Once the dust has settled and the market has fully digested Governor Bullock’s post-meeting press conference, it won’t take long, adds Weston, for the market to revert to trading the A$ as a China proxy, or as an expression of positive/negative sentiment in the equity markets.
While the market is pricing 2 to 3 additional cuts this year, including another 25bp cut in May, what’s less clear, especially in light of Trump tariffs, adds Weston is the total number of rate cuts between now and December.
Cuts could be shallow
Weston also reminds the market there’s a high probability future RBA statements will lack the commitment to meet that implied level of cuts through the year.
While the pace of disinflation seen in the Q424 CPI print may have contributed to the RBA’s confidence to cut, Weston expects the RBA to remind Australians that the job of bringing inflation to target is not yet complete.
“Looking ahead, we note that the Q125 CPI release is due on 30 April and the Q225 CPI print is due on 30 July. The outcomes of both releases will go some way to dictating the extent of rate cuts seen through 2025,” notes Weston.
On an encouraging note, Westpac’s economists expect headline inflation to fall to 1.75% by June 2025, with the trimmed mean inflation measure forecast to moderate to 2.4%.
Given that the RBA’s prior forecasts of 2.5% and 3% respectively are considerably higher than Westpac’s, all eyes should be on whether the central bank alters its inflation forecasts by a similar quantum.
Meanwhile, the bond market expects the RBA to lower the cash rate to just 3.45% by the end of the year, and investors forecast the cash rate to settle at 3.3%.
Based on Canstar numbers, monthly repayments for a household with a $1 million mortgage would be cut by $541 if the RBA cuts the cash rate to 3.45% by the end of the year.
Similarly, repayments on $750,000 and $500,000 mortgages would shrink by $406 and $270 respectively by year’s end on the same rates projection.
Governor Bullock said: "We haven’t had a sustained period of high inflation in Australia for more than 30 years. It’s not familiar to people. But it’s one of the key reasons why people are doing it tough and finding it harder to make ends meet.

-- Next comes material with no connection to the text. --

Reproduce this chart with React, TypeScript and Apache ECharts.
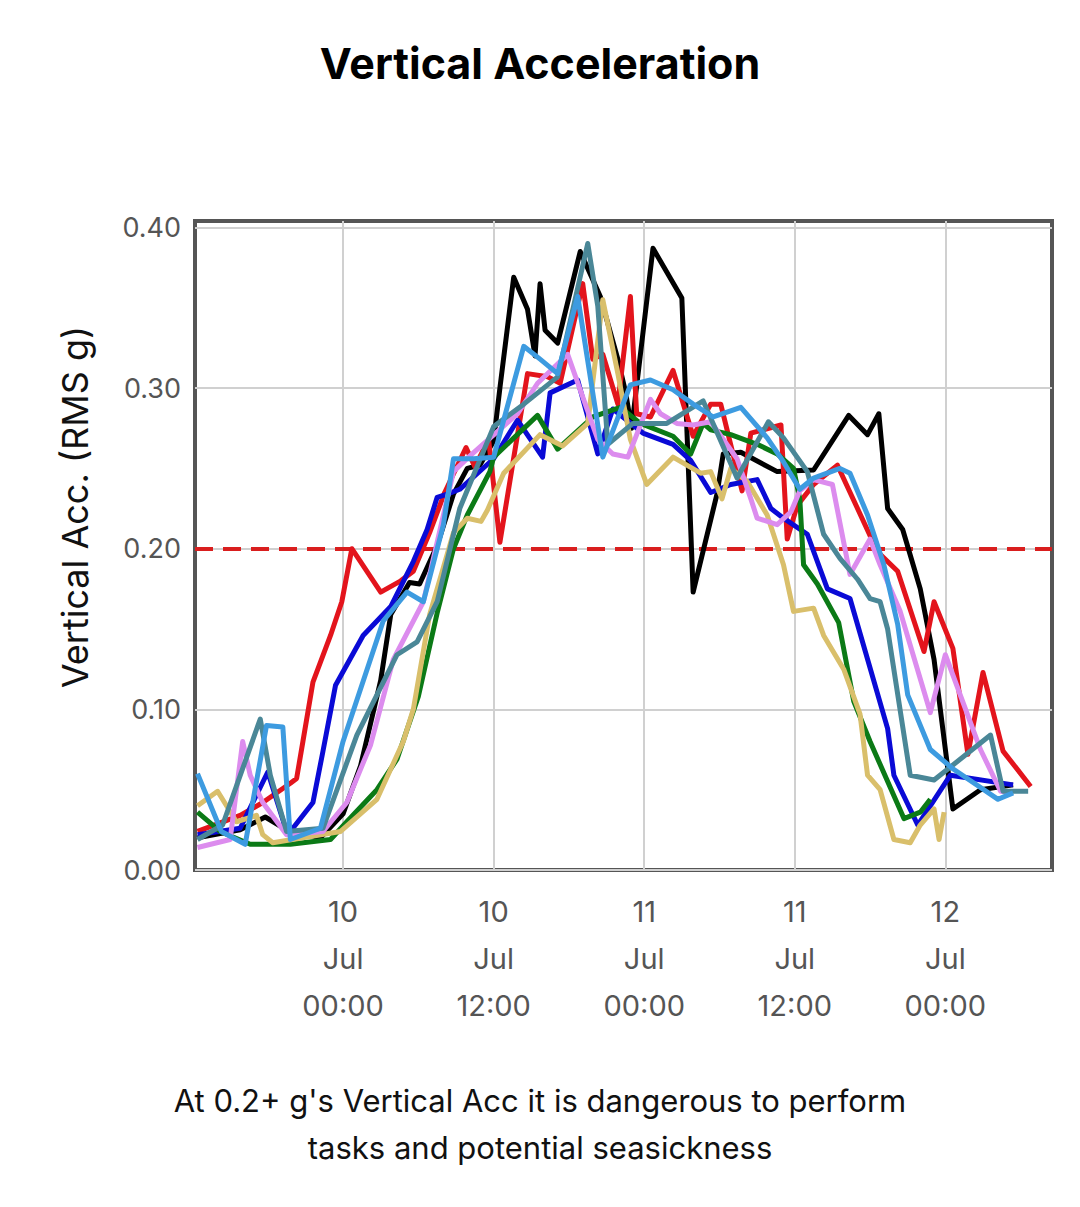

"The RBA’s job, our mandate is to keep inflation between 2 and 3%, and to aim at the midpoint, 2.5%. And we use the cash rate which influences interest rates that households and businesses face, to achieve this by curbing the growth of demand across the economy.
"That’s because inflation is the result of demand for goods and services being higher than the ability of the economy to supply those goods and services. And we want to bring inflation down in a way that doesn’t cause a spike in unemployment.
“That’s the balancing act we are trying to get right, and it is a challenge.”